I am using the doParallel
package to parallelize jobs across multiple Linux machines using the following syntax:
cl <- makePSOCKcluster(machines, outfile = '', master = system('hostname -i', intern = T))
Typically each job would take less than 10 minutes to run on a single machine. However, sometimes there would be one worker process that would 'run away' and kept running for hours and never returned to the main driver process. I can see the process running using top
, but it seems like the process is somehow stuck rather than running anything for real. The outfile=''
option doesn't produce anything useful since the worker process never really failed.

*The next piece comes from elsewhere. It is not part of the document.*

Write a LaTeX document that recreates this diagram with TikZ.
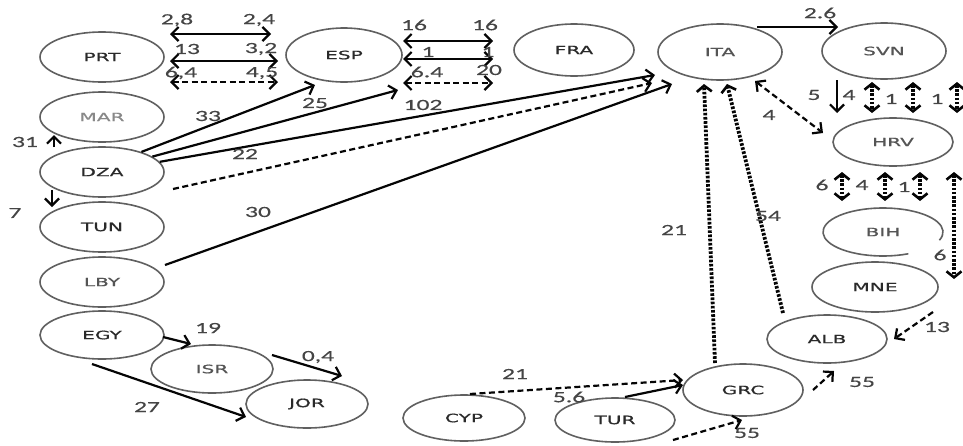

This happens rather frequently but very randomly. Sometimes I could just re-start the jobs and they would finish fine. Therefore, I cannot provide a reproducible example. Does anyone have general suggestions on how to investigate this issue? Or what to look for when this happens again in the future?
EDIT:
Adding more details in response to the comments. I am running thousands of small simulations on 10 machines. IO and memory usage are both minimal. I have noticed the worker process running away on different machines at random without any pattern, not necessarily the busiest ones. I don't have permission to view the system log, but based on CPU/RAM history there doesn't seem to be anything unusual.

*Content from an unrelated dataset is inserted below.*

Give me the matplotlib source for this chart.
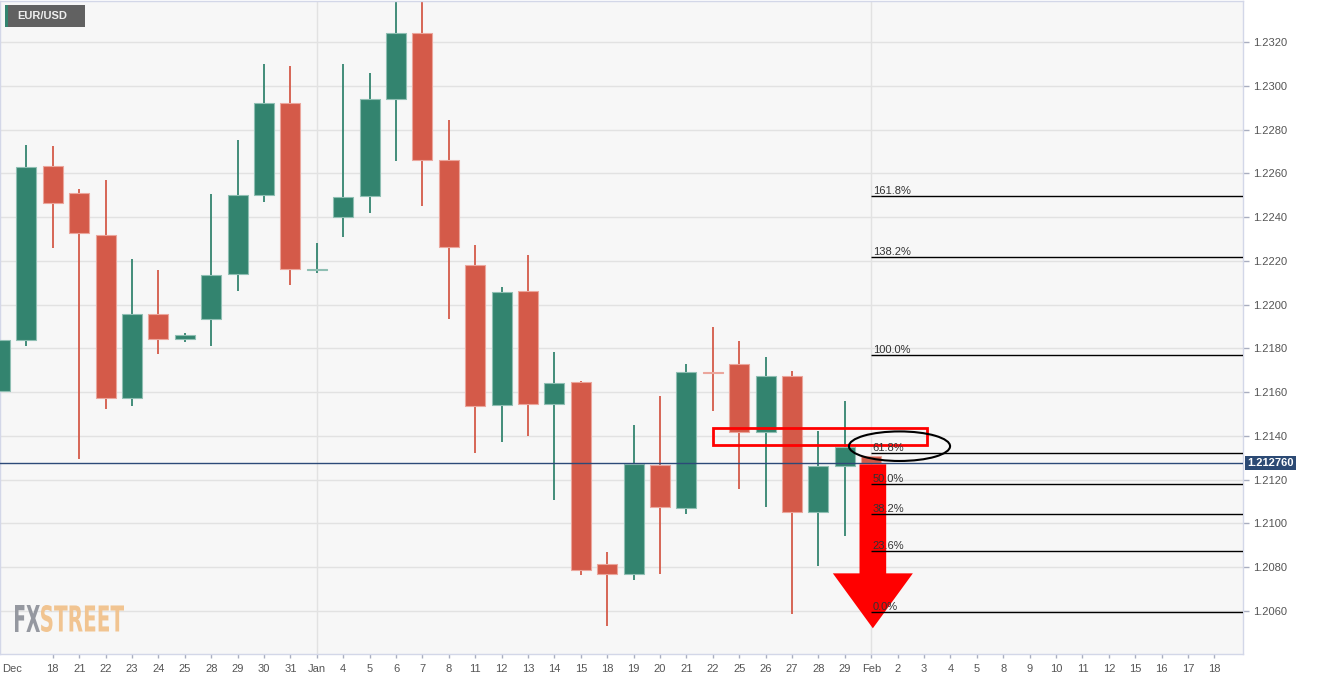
import matplotlib
matplotlib.use('Agg')
import matplotlib.pyplot as plt
from matplotlib.patches import Rectangle, Ellipse, Polygon, PathPatch
from matplotlib.textpath import TextPath
from matplotlib.font_manager import FontProperties
from matplotlib.transforms import Affine2D, IdentityTransform, blended_transform_factory

plt.rcParams['font.family'] = ['Liberation Sans', 'DejaVu Sans']

# trading days shown on the x axis (Dec 16 .. Feb 18)
day_labels = ['16', '17', '18', '21', '22', '23', '24', '25', '28', '29', '30', '31',
              'Jan', '4', '5', '6', '7', '8', '11', '12', '13', '14', '15', '18', '19',
              '20', '21', '22', '25', '26', '27', '28', '29',
              'Feb', '2', '3', '4', '5', '8', '9', '10', '11', '12', '15', '16', '17', '18']

# daily EUR/USD candles, Dec 16 .. Feb 1
opens = [1.21607, 1.21838, 1.22635, 1.22509, 1.22318, 1.21572, 1.21957, 1.21843,
         1.21933, 1.22140, 1.22502, 1.22921, 1.22157, 1.22401, 1.22495, 1.22940,
         1.23243, 1.22660, 1.22181, 1.21540, 1.22062, 1.21547, 1.21647, 1.20814,
         1.20769, 1.21269, 1.21072, 1.21692, 1.21730, 1.21417, 1.21674, 1.21053,
         1.21264, 1.21306]
highs = [1.22123, 1.22729, 1.22725, 1.22528, 1.22570, 1.22209, 1.22158, 1.21871,
         1.22506, 1.22752, 1.23100, 1.23090, 1.22282, 1.23100, 1.23058, 1.23400,
         1.23450, 1.22844, 1.22273, 1.22081, 1.22227, 1.21784, 1.21650, 1.20870,
         1.21450, 1.21581, 1.21729, 1.21897, 1.21833, 1.21759, 1.21697, 1.21423,
         1.21560, 1.21310]
lows = [1.21254, 1.21812, 1.22257, 1.21296, 1.21523, 1.21537, 1.21776, 1.21829,
        1.21812, 1.22064, 1.22470, 1.22090, 1.22146, 1.22310, 1.22420, 1.22656,
        1.22452, 1.21933, 1.21324, 1.21374, 1.21401, 1.21107, 1.20764, 1.20533,
        1.20742, 1.20771, 1.21045, 1.21515, 1.21159, 1.21077, 1.20585, 1.20807,
        1.20944, 1.21270]
closes = [1.21838, 1.22628, 1.22464, 1.22326, 1.21572, 1.21957, 1.21843, 1.21861,
          1.22137, 1.22502, 1.22920, 1.22164, 1.22163, 1.22493, 1.22938, 1.23241,
          1.22660, 1.22265, 1.21537, 1.22058, 1.21547, 1.21643, 1.20786, 1.20769,
          1.21272, 1.21074, 1.21692, 1.21688, 1.21420, 1.21674, 1.21053, 1.21261,
          1.21350, 1.21276]

price_ticks = [1.2060, 1.2080, 1.2100, 1.2120, 1.2140, 1.2160, 1.2180,
               1.2200, 1.2220, 1.2240, 1.2260, 1.2280, 1.2300, 1.2320]
last_price = 1.212760

fib_labels = ['161.8%', '138.2%', '100.0%', '61.8%', '50.0%', '38.2%', '23.6%', '0.0%']
fib_prices = [1.22497, 1.22219, 1.21770, 1.21321, 1.21182, 1.21043, 1.20872, 1.20594]
fib_start = 33

# drawn annotations (day index, price)
zone_x = [27.0, 35.1]
zone_y = [1.21358, 1.21436]
ring_xy = (34.07, 1.21353)
ring_size = (3.83, 0.00135)
arrow_x = 33.06
arrow_y = [1.21270, 1.20772, 1.20521]   # shaft top, head base, tip

green = '#33846f'
red = '#d45a49'

W, H = 1319, 677
fig = plt.figure(figsize=(W / 100, H / 100), dpi=100)
fig.patch.set_facecolor('white')
ax = fig.add_axes([0, (H - 654) / H, 1243 / W, 653 / H])
ax.set_facecolor('#f7f7f7')
ax.set_xlim(0, 47.08)
ax.set_ylim(1.204035, 1.233873)

# grid
ax.set_yticks(price_ticks)
ax.set_yticklabels(['%.4f' % p for p in price_ticks])
ax.grid(axis='y', color='#e2e2e2', lw=1, zorder=0)
for m in (day_labels.index('Jan'), day_labels.index('Feb')):
    ax.axvline(m, color='#e2e2e2', lw=1, zorder=0)

# candles
for i in range(len(opens)):
    o, h, l, c = opens[i], highs[i], lows[i], closes[i]
    col = green if c >= o else red
    edge = '#8fbfb3' if c >= o else '#eba69c'
    ax.vlines(i, l, h, color=col, lw=1.3, zorder=2)
    lo, hi = min(o, c), max(o, c)
    ax.bar(i, max(hi - lo, 0.00003), bottom=lo, width=0.76, color=col,
           edgecolor=edge, lw=0.8, zorder=3)

# last price line
ax.axhline(last_price, color='#2c4a78', lw=1, zorder=4)
tr = blended_transform_factory(ax.transAxes, ax.transData)
ax.text(1.0035, last_price, '%.6f' % last_price, transform=tr, va='center', ha='left',
        color='white', fontsize=8, fontweight='bold', clip_on=False, zorder=10,
        bbox=dict(boxstyle='square,pad=0.22', fc='#2c4a74', ec='none'))

# annotations
ax.add_patch(Polygon([(arrow_x - 0.505, arrow_y[0]), (arrow_x + 0.505, arrow_y[0]),
                      (arrow_x + 0.505, arrow_y[1]), (arrow_x + 1.515, arrow_y[1]),
                      (arrow_x, arrow_y[2]), (arrow_x - 1.515, arrow_y[1]),
                      (arrow_x - 0.505, arrow_y[1])],
                     closed=True, fc='#ff0000', ec='none', zorder=5))
ax.add_patch(Rectangle((zone_x[0], zone_y[0]), zone_x[1] - zone_x[0], zone_y[1] - zone_y[0],
                       fill=False, ec='#ff0000', lw=2, zorder=6))
ax.add_patch(Ellipse(ring_xy, ring_size[0], ring_size[1], fill=False, ec='black',
                     lw=1.5, zorder=6))

# fibonacci levels
for lab, p in zip(fib_labels, fib_prices):
    ax.hlines(p, fib_start, 47.08, color='black', lw=1, zorder=7)
    ax.annotate(lab, (fib_start, p), xytext=(1, 1.5), textcoords='offset points',
                va='baseline', ha='left', fontsize=8, color='#333333', zorder=8)

# axes styling
ax.yaxis.tick_right()
ax.tick_params(axis='y', length=4, width=1, color='#a9aec0', labelsize=8,
               labelcolor='#555555', pad=3)
xt = [0.45] + list(range(2, len(day_labels)))
ax.set_xticks(xt)
ax.set_xticklabels(['Dec'] + day_labels[2:])
ax.tick_params(axis='x', length=3, width=1, color='#a9aec0', labelsize=8,
               labelcolor='#555555', pad=4)
ax.xaxis.get_major_ticks()[0].tick1line.set_visible(False)
for s in ax.spines.values():
    s.set_color('#d3d7e8')
    s.set_linewidth(1)

# symbol tag
fig.add_artist(Rectangle((5 / W, 1 - 27 / H), 80 / W, 22 / H, transform=fig.transFigure,
                         fc='#616161', ec='none'))
fig.add_artist(Rectangle((5 / W, 1 - 27 / H), 3 / W, 22 / H, transform=fig.transFigure,
                         fc=green, ec='none'))
fig.text(17 / W, 1 - 16 / H, 'EUR/USD', color='#eeeeee', fontsize=8, fontweight='bold',
         va='center', ha='left')

# watermark logo
fp = FontProperties(family=['Liberation Sans Narrow', 'DejaVu Sans'], weight='bold')


def logo_word(s, x0, x1, y0, y1, color):
    path = TextPath((0, 0), s, size=100, prop=fp)
    ext = path.get_extents()
    t = Affine2D().translate(-ext.x0, -ext.y0).scale((x1 - x0) / ext.width,
                                                     (y1 - y0) / ext.height).translate(x0, H - y1)
    fig.add_artist(PathPatch(t.transform_path(path), transform=IdentityTransform(),
                             fc=color, ec='none', alpha=0.95))


logo_word('FX', 15, 40, 605, 632, '#90939b')
logo_word('STREET', 41, 124, 605, 632, '#f1c28c')

fig.savefig('out.png', dpi=100, facecolor='white')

It happens frequently enough that it's fairly easy to catch a run-away process in action. top
would show that the process is running with close to 100% CPU with status R
, so it is definitely running and not waiting. But I am also quite sure that each simulation should only take minutes, and somehow the run-away worker just keeps running non-stop.
So far doParallel
is the only package I have tried. I am exploring other options, but it's hard to make an informed decision without knowing the cause.